Figure 2: National Performance Framework
To meet this expectation the sustainable procurement duty has been aligned with the National Performance Framework.
The sustainable procurement duty tools reflect the National Performance Framework and provide a structured approach to what public bodies buy. They help to identify opportunities to include economic, social and environmental considerations in contracts and show how procurement activity across Scotland contributes to the National Outcomes.
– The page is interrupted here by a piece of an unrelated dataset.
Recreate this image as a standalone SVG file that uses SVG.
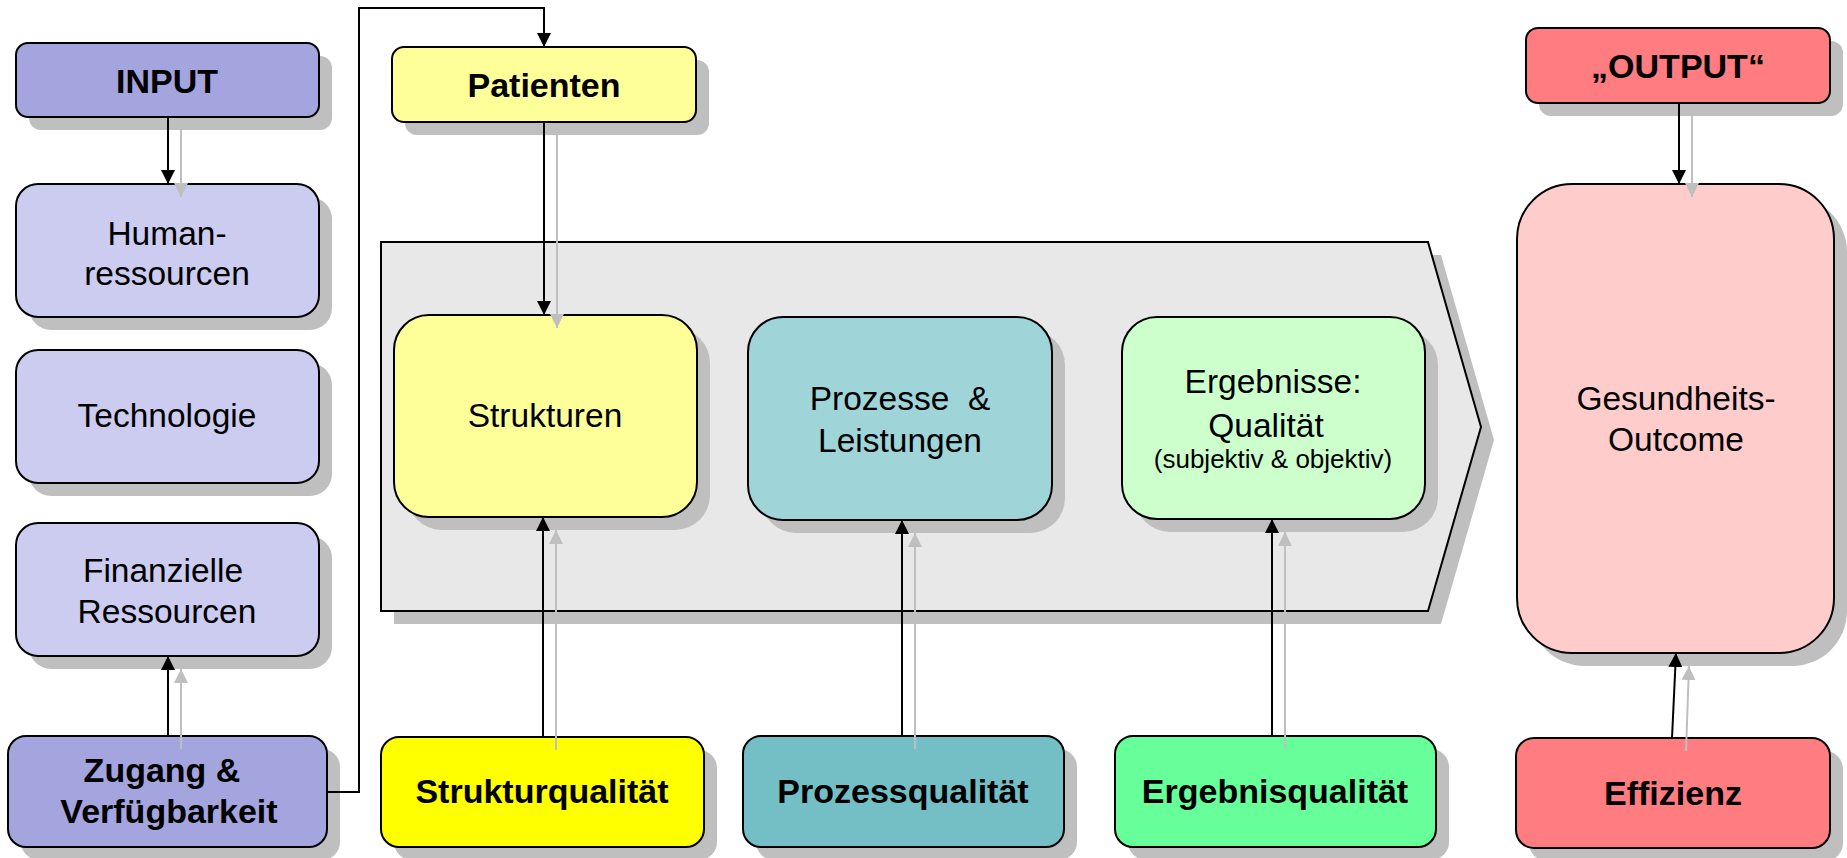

Compliance with the sustainable procurement duty is the mechanism through which public procurement contributes to and tracks its contribution to the Scottish Government's Purpose and priorities.
Key priorities are defined in Scotland's Economic Strategy as:
- promoting inclusive growth and creating opportunity through a fair and inclusive jobs market and regional cohesion
- investment in our people and our infrastructure in a sustainable way
- fostering a culture of innovation and research and development
- promoting Scotland on the international stage to boost our trade and investment, influence and networks
We design our contract and procurement processes to contribute to these priorities as far as is practical and in a way that achieves value for money and makes contracts accessible to businesses, including Small and Medium Enterprises (SMEs), the third sector and supported businesses.
There has been a substantial programme of activity across the public sector in Scotland to help improve public procurement since 2006. We have moved from a centrally led programme to a more collaborative landscape with a shared common vision, underpinned by the 2014 Act. That Act provides clear direction to public bodies and sets out clear procurement responsibilities and accountabilities, promoting local decision making.